When it comes to fitness and athletic conditioning, walking like an animal is very seldom at the forefront of anyone’s mind. Awkward and somewhat unnatural, such forms of movement seem more applicable to kids fooling around at the playground than someone who’s training hard in the gym. Yet, exercises such as the bear walk excel at teaching the human body how to function as a unit while at the same time building impressive levels of athleticism.
For those who have served in the military (or have watched a fair deal of military movies), you will no doubt recognise the bear crawl as a favourite of many a sadistic instructor. Despite its punitive status in pop culture, the bear crawl originated from the minds of strength and conditioning coaches, where it still retains much of its original relevance.
As exercises go, the bear crawl is as simple as they come. You simply start by getting down on all fours in a push-up position and proceed to work your arms and legs in a forward crawling manner. The catch is this: you are not allowed to let your elbows and knees come into contact with the floor at any point in time. Couple that with the fact that you’ll be crawling a minimum of 20m at a time for multiple rounds, you can see how this can get quite exhausting.
Location and equipment courtesy of TripleFit
The position and dynamic nature of the bear crawl works not only the core musculature, but also how the upper and lower limbs coordinate with them to facilitate movement. This can help athletes who have issues with psychomotor skills while also improving on spatial awareness and proprioception. The unique leverages of the human body in this position also puts a good deal of stress on the shoulders and arms, making it a useful inclusion to any upper-body training circuit. It also works great as a metabolic conditioning exercise!

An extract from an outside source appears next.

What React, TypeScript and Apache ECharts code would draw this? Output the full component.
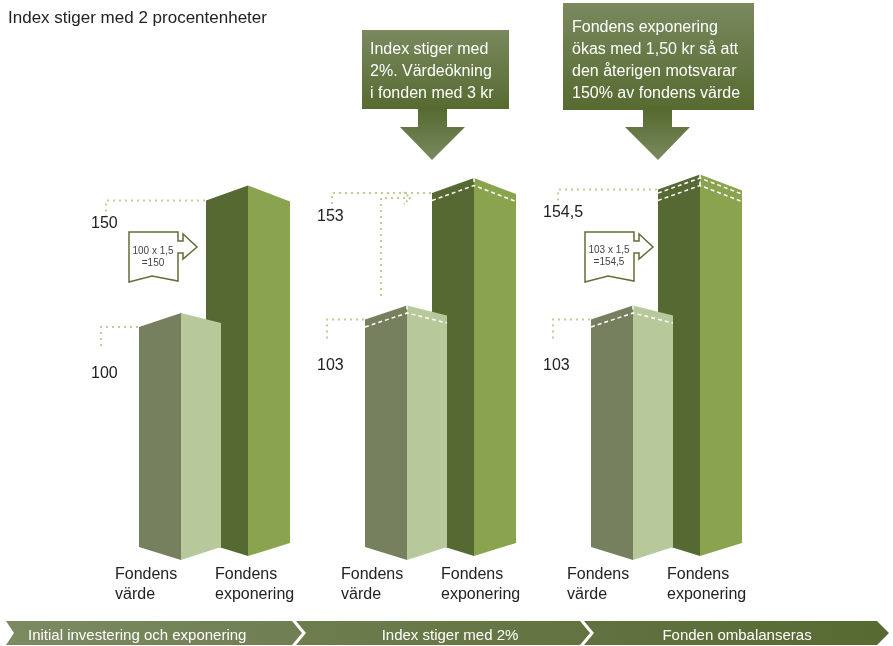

A common mistake to avoid is executing the movements with high hips. A good benchmark to keep in mind is to keep your shins parallel to the ground as you crawl. Your shoulders will also need to be packed; use the cue “shoulders in the back pocket” to get them into the correct position and keep them there. Needless to say, your midsection should be braced throughout the movement, akin to how it would be in a plank.
The bear crawl can be used as part of a general warm-up, metabolic finisher or even as a main exercise in general physical preparatory training programmes. It is important that you start slow and gain proficiency with the correct form (as many may struggle with this at first) before progressing to a more average speed. For those looking to up the ante on this already challenging movement, you can choose to do it in reverse or even sideways. Adding weight via a loaded vest or dragging a weight plate slung behind your hips with a resistance band is another option. It’s a tad bit sadistic, but it works!